The second publication which led me to reconsider this matter was Ulrich Schmid's 1993 Münster dissertation (published in 1995) on Marcion's text of Paul. Schmid followed in the footsteps of Clabeaux: he examined and discussed all of the variants attributed to Marcion by the Catholic heresy hunters. He too concluded that Tertullian consulted a Greek (not a Latin) text. Contrary to the received opinion, Schmid also concluded that Marcion's interventions in the text to remove the so-called “Judaistic” interpolations were much less numerous than one would suppose. Schmid based his conclusion on the fact that most of the variants in Marcion's text which depart from the now-accepted text of the Pauline epistles are also attested elsewhere, notably in Catholic sources, and are — upon examination — not tendentious. The influence of Marcion on the Biblical manuscripts of the Catholic Church is, therefore, minimal, and has often been overrated in the past. In fact, Schmid concluded that the text which Marcion used was essentially the text of Paul as the church of Rome in Marcion's time. The manuscripts in use in Rome in the 140's cannot have differed much from other manuscripts elsewhere in the early church at that time; like them, they must have suffered from scribal errors (like haplography or dittography), and must have undergone redactional corrections. But they probably also preserved ancient readings which have been neglected by textual critics and editors of the New Testament, readings which might, in some cases, be part of the most ancient recoverable text of Paul. Many of these variants are also found in Codex Bezae (D) and the Vetus Latina manuscripts of Paul – that is, in the “Western” text. Other variants, however, are not found in the “Western” text; therefore, I will call this pre-Marcionite text of the Christian congregation in Rome “pre-Western,” for it appears to antedate the creation of what we now call the “Western” text.

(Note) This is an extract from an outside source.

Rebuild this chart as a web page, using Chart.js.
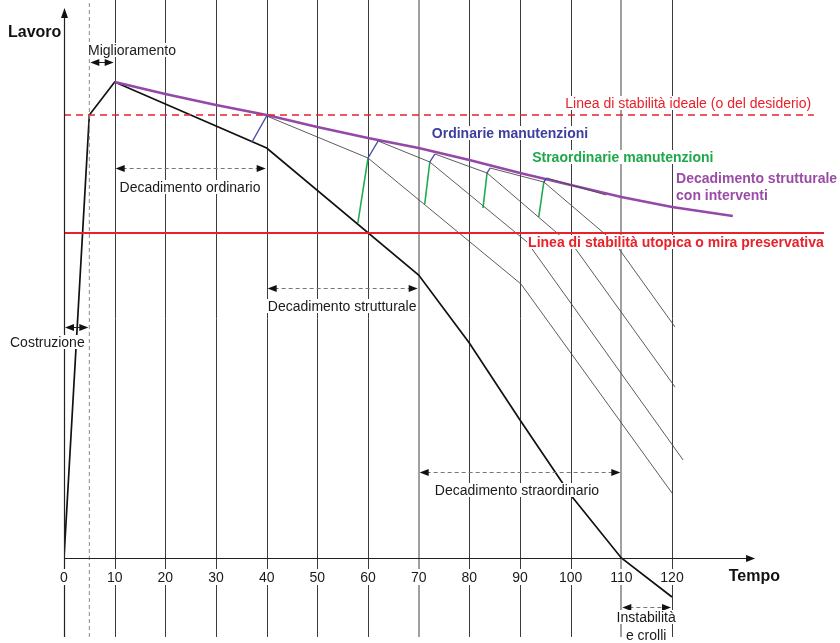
<!DOCTYPE html>
<html>
<head>
<meta charset="utf-8">
<script src="https://cdn.jsdelivr.net/npm/chart.js@4.4.1/dist/chart.umd.min.js"></script>
<style>
html,body{margin:0;padding:0;background:#fff;}
#wrap{width:840px;height:643px;}
</style>
</head>
<body>
<div id="wrap"><canvas id="c" width="840" height="643"></canvas></div>
<script>
// ---- data (x = Tempo, y = Lavoro, arbitrary units) ----
const xTicks = [0,10,20,30,40,50,60,70,80,90,100,110,120];

const mainX = [0, 5, 10, 40, 70, 80, 90, 100, 110, 120];
const mainY = [0, 88.6, 95.2, 82, 56.6, 43, 27.6, 12.6, 0, -7.8];

const purpleX = [10, 20, 30, 40, 50, 60, 70, 80, 90, 100, 110, 120, 132];
const purpleY = [95.2, 92.8, 90.6, 88.6, 86.2, 84, 82, 79.6, 77, 74.6, 72.2, 70.2, 68.4];

const idealLevel = 88.6;
const utopicLevel = 65;

const thin1X = [40, 60, 90.2, 120];     const thin1Y = [88.4, 80, 54.8, 13];
const thin2X = [62, 72.2, 91.4, 122.2]; const thin2Y = [83.4, 79.2, 63.2, 19.6];
const thin3X = [73.2, 83.5, 101, 120.6]; const thin3Y = [80.8, 77, 61.8, 34.2];
const thin4X = [84.1, 94.7, 108.5, 120.6]; const thin4Y = [78, 75.2, 63.3, 46.2];
const thin5X = [95.3, 107]; const thin5Y = [76, 72.6];

const ordX = [[37.1, 40], [60, 62], [72.2, 73.2], [83.5, 84.1], [94.7, 95.3]];
const ordY = [[83.2, 88.4], [80, 83.4], [79.2, 80.8], [77, 78], [75.2, 76]];

const strX = [[58, 60], [71.2, 72.2], [82.7, 83.5], [93.7, 94.7]];
const strY = [[67, 80], [70.8, 79.2], [70, 77], [68.2, 75.2]];

const RED = '#e8222a', PURPLE = '#9448a8', BLUE = '#4448aa', GREEN = '#1faa4d';

function pts(xs, ys){ return xs.map((x,i)=>({x:x, y:ys[i]})); }
function line(xs, ys, color, width, dash){
  return {data: pts(xs, ys), showLine:true, borderColor:color, borderWidth:width,
          borderDash: dash || [], pointRadius:0, fill:false, tension:0};
}

const datasets = [];
datasets.push(line([5,5],[-15.8,111.6],'#8a8a8a',1,[4,3]));
datasets.push(line([0,148],[idealLevel,idealLevel],RED,1.3,[7,5]));
datasets.push(line([0,150],[utopicLevel,utopicLevel],RED,2.2));
[[thin1X,thin1Y],[thin2X,thin2Y],[thin3X,thin3Y],[thin4X,thin4Y],[thin5X,thin5Y]].forEach(p=>{
  datasets.push(line(p[0],p[1],'#4a4a4a',0.9));
});
ordX.forEach((xs,i)=>datasets.push(line(xs, ordY[i], BLUE, 1.4)));
strX.forEach((xs,i)=>datasets.push(line(xs, strY[i], GREEN, 1.6)));
datasets.push(line(purpleX, purpleY, PURPLE, 2.6));
datasets.push(line(mainX, mainY, '#111', 1.7));

const FONT = '"Liberation Sans", Arial, sans-serif';
const texts = [
  {t:'Lavoro', x:-11.05, y:105.2, a:'left', c:'#111', b:true, s:16},
  {t:'Tempo', x:131.2, y:-3.6, a:'left', c:'#111', b:true, s:16},
  {t:'Miglioramento', x:4.74, y:101.6, a:'left', c:'#1a1a1a'},
  {t:'Costruzione', x:-10.66, y:43.2, a:'left', c:'#1a1a1a'},
  {t:'Decadimento ordinario', x:24.87, y:74.2, a:'center', c:'#1a1a1a'},
  {t:'Decadimento strutturale', x:54.9, y:50.4, a:'center', c:'#1a1a1a'},
  {t:'Decadimento straordinario', x:89.4, y:13.6, a:'center', c:'#1a1a1a'},
  {t:'Instabilità', x:114.9, y:-11.8, a:'center', c:'#1a1a1a'},
  {t:'e crolli', x:114.9, y:-15.4, a:'center', c:'#1a1a1a'},
  {t:'Linea di stabilità ideale (o del desiderio)', x:123.2, y:91, a:'center', c:RED},
  {t:'Ordinarie manutenzioni', x:72.6, y:85, a:'left', c:'#3c3f9e', b:true},
  {t:'Straordinarie manutenzioni', x:92.4, y:80.2, a:'left', c:'#1ea84b', b:true},
  {t:'Decadimento strutturale', x:120.8, y:76, a:'left', c:'#9a4ca6', b:true},
  {t:'con interventi', x:120.8, y:72.6, a:'left', c:'#9a4ca6', b:true},
  {t:'Linea di stabilità utopica o mira preservativa', x:91.6, y:63.2, a:'left', c:RED, b:true}
];
const arrows = [
  {x1:5, x2:10, y:99.2, dash:false},
  {x1:0, x2:5, y:46.2, dash:false},
  {x1:10, x2:40, y:78, dash:true},
  {x1:40, x2:70, y:54, dash:true},
  {x1:70, x2:110, y:17.2, dash:true},
  {x1:110, x2:120, y:-9.8, dash:true}
];

function head(ctx, x, y, dir){
  ctx.beginPath();
  ctx.moveTo(x, y);
  ctx.lineTo(x - dir*9, y - 3.5);
  ctx.lineTo(x - dir*9, y + 3.5);
  ctx.closePath();
  ctx.fill();
}

const gridPlugin = {
  id:'grid',
  beforeDatasetsDraw(chart){
    const ctx = chart.ctx, xs = chart.scales.x, ys = chart.scales.y;
    const top = ys.getPixelForValue(ys.max), bot = ys.getPixelForValue(ys.min);
    ctx.save();
    xTicks.forEach(v=>{
      if (v === 0) return;
      const gx = Math.round(xs.getPixelForValue(v));
      const gray = (v === 70 || v === 110);
      ctx.strokeStyle = gray ? '#a0a0a0' : '#3c3c3c';
      ctx.lineWidth = gray ? 2 : 1;
      ctx.beginPath();
      ctx.moveTo(gx + (gray?0:0.5), top);
      ctx.lineTo(gx + (gray?0:0.5), bot);
      ctx.stroke();
    });
    ctx.restore();
  },
  afterDatasetsDraw(chart){
    const ctx = chart.ctx, xs = chart.scales.x, ys = chart.scales.y;
    ctx.save();
    // axes
    const x0 = Math.round(xs.getPixelForValue(0)) + 0.5;
    const y0 = Math.round(ys.getPixelForValue(0)) + 0.5;
    const xEnd = xs.getPixelForValue(136.4);
    const yTop = ys.getPixelForValue(110);
    const yBot = ys.getPixelForValue(ys.min);
    ctx.strokeStyle = '#222'; ctx.fillStyle = '#111'; ctx.lineWidth = 1.2;
    ctx.beginPath(); ctx.moveTo(x0, y0); ctx.lineTo(xEnd - 8, y0); ctx.stroke();
    head(ctx, xEnd, y0, 1);
    ctx.beginPath(); ctx.moveTo(x0, yBot); ctx.lineTo(x0, yTop + 8); ctx.stroke();
    ctx.beginPath(); ctx.moveTo(x0, yTop); ctx.lineTo(x0 - 3.5, yTop + 10); ctx.lineTo(x0 + 3.5, yTop + 10); ctx.closePath(); ctx.fill();

    // arrows
    arrows.forEach(a=>{
      const p1 = xs.getPixelForValue(a.x1), p2 = xs.getPixelForValue(a.x2);
      const py = Math.round(ys.getPixelForValue(a.y)) + 0.5;
      ctx.strokeStyle = a.dash ? '#777' : '#222';
      ctx.lineWidth = 1;
      ctx.setLineDash(a.dash ? [4,3] : []);
      ctx.beginPath(); ctx.moveTo(p1 + 8, py); ctx.lineTo(p2 - 8, py); ctx.stroke();
      ctx.setLineDash([]);
      ctx.fillStyle = '#111';
      head(ctx, p1 + 1, py, -1);
      head(ctx, p2 - 1, py, 1);
    });

    // tick labels
    ctx.font = '14px ' + FONT;
    ctx.textBaseline = 'middle';
    ctx.textAlign = 'center';
    const ly = ys.getPixelForValue(-3.8);
    xTicks.forEach(v=>{
      const gx = xs.getPixelForValue(v);
      const s = String(v);
      const w = ctx.measureText(s).width;
      ctx.fillStyle = '#fff';
      ctx.fillRect(gx - w/2 - 2, ly - 8, w + 4, 16);
      ctx.fillStyle = '#1a1a1a';
      ctx.fillText(s, gx, ly + 1);
    });

    // annotations
    texts.forEach(o=>{
      ctx.font = (o.b ? 'bold ' : '') + (o.s || 14) + 'px ' + FONT;
      ctx.textAlign = o.a;
      const tx = xs.getPixelForValue(o.x), ty = ys.getPixelForValue(o.y);
      const w = ctx.measureText(o.t).width;
      let lx = o.a === 'center' ? tx - w/2 : tx;
      ctx.fillStyle = '#fff';
      ctx.fillRect(lx - 1, ty - 7, w + 2, 14);
      ctx.fillStyle = o.c;
      ctx.fillText(o.t, tx, ty + 1);
    });
    ctx.restore();
  }
};

new Chart(document.getElementById('c'), {
  type:'scatter',
  data:{datasets:datasets},
  options:{
    responsive:false,
    animation:false,
    layout:{padding:{left:64, right:16, top:0, bottom:6}},
    plugins:{legend:{display:false}, tooltip:{enabled:false}},
    scales:{
      x:{type:'linear', min:0, max:150, display:false},
      y:{type:'linear', min:-15.8, max:111.6, display:false}
    }
  },
  plugins:[gridPlugin]
});
</script>
</body>
</html>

It is here that the significance of Marcion as a witness to the text of the New Testament becomes apparent. If, as both Clabeaux and Schmid have independently found, Marcionite revisions of the New Testament text were very minor, then Marcion's text would be a valuable witness to the text of the New Testament as known in Rome, prior to 144 (the date of Marcion's expulsion from the Roman church). This means that the manuscript Marcion used is even older than what is usually regarded as the “oldest” extant manuscript of Paul's writings: P 46 (~ 200 CE from Egypt) [Quispel Marcion and the Text of the New Testament in Gnostica, Judaica, Catholica p 273].

Now I have to stop here because this is the most tolerable part of the argument (even though I still there there are stupid parts of the logic here).  But I want to break off the text because I want to take the time to examine how someone both insightful and dumb in the same analysis.

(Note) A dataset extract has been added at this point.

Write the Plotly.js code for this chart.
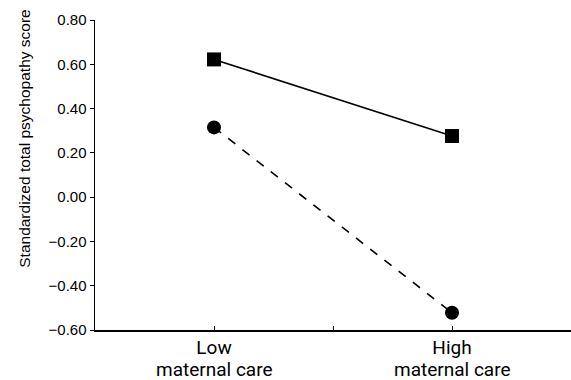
<!DOCTYPE html>
<html>
<head>
<meta charset="utf-8">
<script src="https://cdn.plot.ly/plotly-3.0.1.min.js"></script>
<style>html,body{margin:0;padding:0;background:#fff;}#chart{width:571px;height:380px;}</style>
</head>
<body>
<div id="chart"></div>
<script>
var categories = ["Low", "High"];
var categorySub = ["maternal care", "maternal care"];
var squareSeries = [0.622, 0.276];
var circleSeries = [0.315, -0.522];
var yTitle = "Standardized total psychopathy score";

var xIdx = categories.map(function(c, i){ return i; });

var traces = [
  {x: xIdx, y: squareSeries, mode: "lines+markers", type: "scatter",
   line: {color: "#000", width: 1.6, dash: "solid"},
   marker: {symbol: "square", size: 14, color: "#000"}},
  {x: xIdx, y: circleSeries, mode: "lines+markers", type: "scatter",
   line: {color: "#000", width: 1.6, dash: "dash"},
   marker: {symbol: "circle", size: 14, color: "#000"}}
];

var annotations = [{
  text: yTitle, textangle: -90, showarrow: false,
  xref: "paper", yref: "paper", x: -0.147, y: 0.617,
  xanchor: "center", yanchor: "middle",
  font: {family: "Liberation Sans", size: 15.5, color: "#000"}
}];
categorySub.forEach(function(s, i){
  annotations.push({
    text: s, showarrow: false, xref: "x", yref: "paper",
    x: xIdx[i], y: -0.127, xanchor: "center", yanchor: "middle",
    font: {family: "Roboto", size: 19, color: "#000"}
  });
});

var layout = {
  width: 571, height: 380,
  margin: {l: 95, r: 0, t: 20, b: 50},
  showlegend: false,
  paper_bgcolor: "#fff", plot_bgcolor: "#fff",
  xaxis: {
    range: [-0.5, 1.5], showgrid: false, zeroline: false,
    showline: true, linecolor: "#000", linewidth: 1.5,
    tickmode: "array", tickvals: [0, 0.5, 1], ticktext: [categories[0], "", categories[1]],
    ticks: "inside", ticklen: 4, tickwidth: 1, tickcolor: "#000",
    tickfont: {family: "Roboto", size: 19, color: "#000"}
  },
  yaxis: {
    range: [-0.6, 0.8], dtick: 0.2, tick0: 0, tickformat: ".2f",
    showgrid: false, zeroline: false,
    showline: true, linecolor: "#000", linewidth: 1.5,
    ticks: "outside", ticklen: 4, tickwidth: 1, tickcolor: "#000",
    tickfont: {family: "Liberation Sans", size: 15, color: "#000"}
  },
  annotations: annotations
};

Plotly.newPlot("chart", traces, layout, {displayModeBar: false, staticPlot: true});
</script>
</body>
</html>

Let's start from the end.  P 46 is likely a forgery.  The provenance is unknown.  The person who manufactured this codex was obviously experimenting with the process for he miscalculated how many pages he would need to complete the task so he starts making his letters bigger.  The handwriting evidence is inconclusive. It's a fishy document.  Much fishier than the Mar Saba letter of Clement.  But because it helps with an early dating for the canon all the conservative scholars are in love with the text.

Now I agree with the idea that Marcion's text probably didn't differ very much from the New Testament canon that was used in the Church c. 144 CE.  But why does Schmid focus on Marcion 'adding' material?  Why isn't the door left open to the possibility that the Catholic Church deliberately 'added' things to the Marcionite canon to counter certain doctrines of the original Church (= Marcionite Christianity) which this new 'ecumenical faith' developing out of Rome wanted to curb?  I see no evidence to prefer the idea that Marcion deleted things to the latter.  It's just convenient to get your PhD published. It's what you have to say in order to become a 'player' in the field of early Christianity rather than being relegated to 'blogging' and other 'out in the wilderness' options.

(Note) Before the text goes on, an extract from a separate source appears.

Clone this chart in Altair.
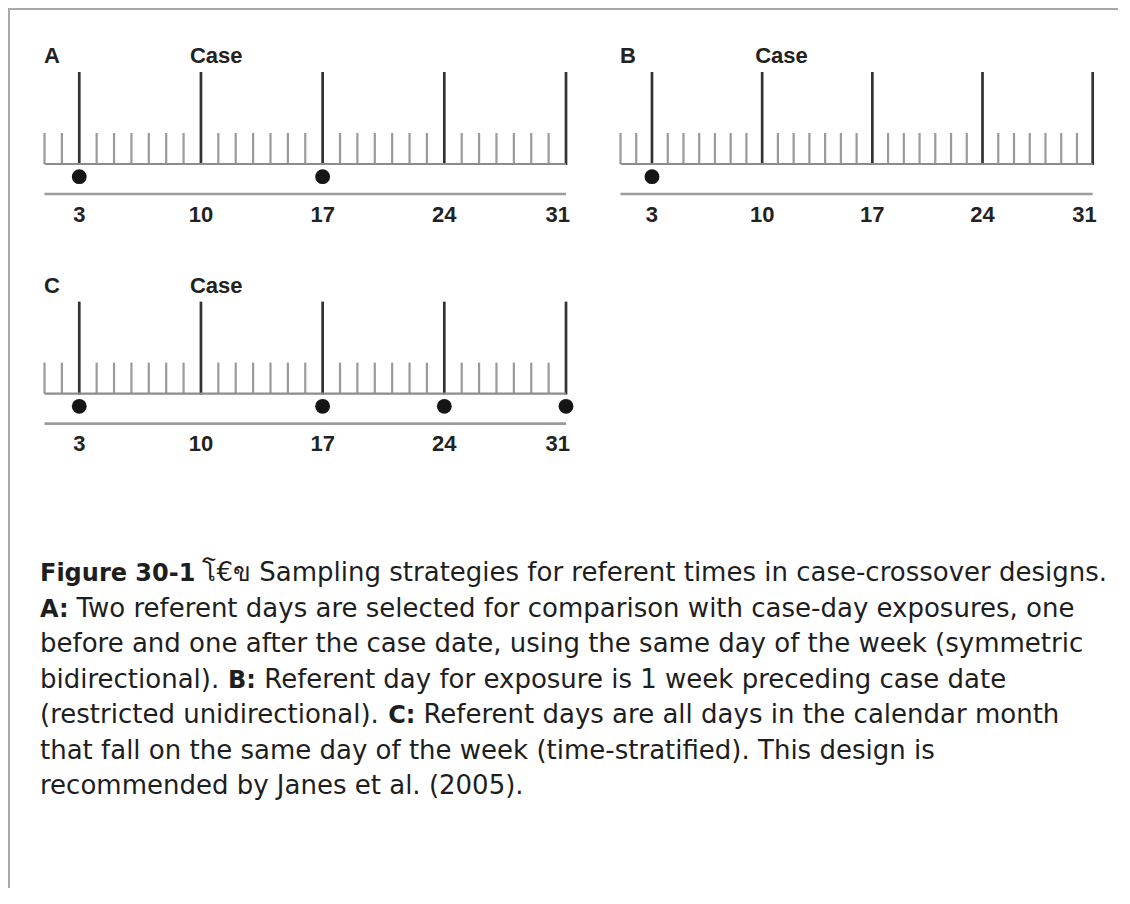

It reminds me of dating strippers again and hearing them tell you that they 'want you so badly' and various other X-rated text messages.  But do they really 'want your cock' or is that just what is required to put food on the table for this single mother?  I always divided the strippers into those who knew it was bullshit and those who were incapable of separating personal necessity from the truth.  The latter are like most scholars whores of the soul.  The former are a rarity and capable of redemption.

There are more strippers who will be saved in the hereafter than scholars.  Just ask Mary Magdalene.

Half an hour up.  Will return to write part 2.